FIG. 3 shows a minimal configuration of sub-units for a downhole logging tool in which the turbine sub-unit 133 is used to power the sensor sub-unit 132, but the sensor sub-unit 132 does not have access to a master sub-unit.

FIG. 4 shows a more complex configuration of sub-units in a downhole logging tool. The configuration of FIG. 5 includes the master sub-unit 131, the sensor sub-unit 132, and the turbine sub-unit 133 as in FIG. 4. In addition, two more sensor sub-units 155, 156 have been added between the master sub-unit 131 and the sensor sub-unit 132. The master sub-unit 131 periodically sends the present real-time value to the sensor sub-units 132, 155, and 156. The master sub-unit 131 also functions as a data bus mater by periodically sending bus commands to addressed ones of the sensor sub-units 132, 155, 156. The addressed one of the sensor sub-units responds to the buss command from the master sub-unit 131 by returning either an acknowledgement or a request to the master sub-unit. For example, the request is a request to send a reset signal to the surface via mud pulse telemetry.

FIG. 5 shows details of the micro-controller 134 of the master sub-unit. The micro-controller in a sensor sub-unit has a similar construction. The micro-controller 134 has a clock 161, a micro-processor 162 clocked by the clock 161, and interrupt timers 163 clocked by the clock 161. The micro-controller 134 has a power-on reset circuit that shuts down the micro-processor 162 when the supply of power to the micro-controller 134 is shut off, and resets the micro-processor 162 when the supply of power is restored. The micro-controller 134 has a read-only memory 165 for storing a control program executed by the micro-processor 162, and random access memory (RAM) 166 for storing results of program execution and for buffering data received by and transmitted by the micro-processor. The micro-controller 134 has a parallel interface 167 for driving a mud pulser and for transmitting or receiving single-bit sensor data. The micro-controller 134 has analog-to-digital converters 168 for sampling analog sensor data. The micro-controller 134 has an external memory interface 169 for storing and retrieving data from flash memory.
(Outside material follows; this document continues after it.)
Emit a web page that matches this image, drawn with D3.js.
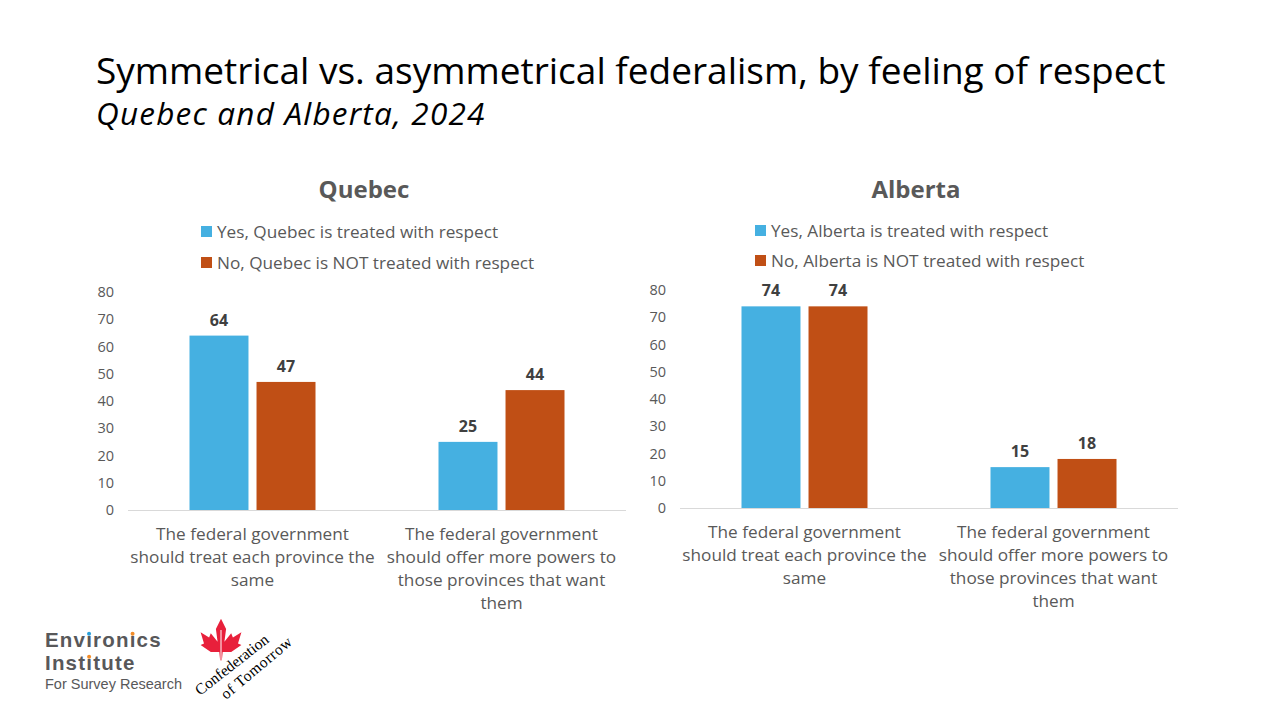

FIG. 6 is a block diagram of various control program routines in the read-only memory 165. A timer interrupt routine 181 is invoked every millisecond by an interrupt timer in order to update a local clock indicating a duration of time since the last reset, and to initiate or reschedule task execution. The power-on reset begins execution of an initialization routine 182, which includes incrementing a reset count indicating the number of resets since the well logging tool was inserted into the wellbore. A watchdog routine 183 is invoked every second to check whether or not various tasks have been active over the last second interval, and to reset the micro-controller if any one of these tasks has not been active over the last second interval. The various tasks include a sensor data sampling task 184, a sensor data logging task 185, a command bus task 186, and a pulser task 187.

FIG. 7 shows various data buffers in random access memory 166. The buffers include a buffer 191 used by the sensor data logging task to write data samples to a sensor log in the flash memory. The command bus task uses a buffer 192 for buffering data received from the command bus, and a buffer 193 for buffering data to be transmitted to the command bus. The pulser task uses a buffer 194 for buffering data to be sent to the pulser.

FIG. 8 is a block diagram of data structures in flash memory 139 of a sensor sub-unit. The data structures include the reset count 201, and the sensor data log 202. The sensor data log 202 is comprised of a series of variable-length records of various types. Each record starts with a record delimiter, and each record includes a record type, a record size, a variable length of record data, and finally a checksum. The records include sensor data records 203, 204. Each sensor data record includes a sensor data sample 205, 206 and an associated timestamp 207, 208 indicating when the sensor data sample was obtained from a sensor.

Because the well logging tool can be configured in various ways, a sensor sub-unit may or may not have a real-time clock, and a sensor sub-unit that does not have a real-time clock may or may not have access to a real-time clock in another sub-unit of the well logging tool. Consequently, the sensor samples in the sensor log may be time-stamped with either the time since the last reset, or a real-time value. Problems will arise if the time since the last reset is confused with a real-time value.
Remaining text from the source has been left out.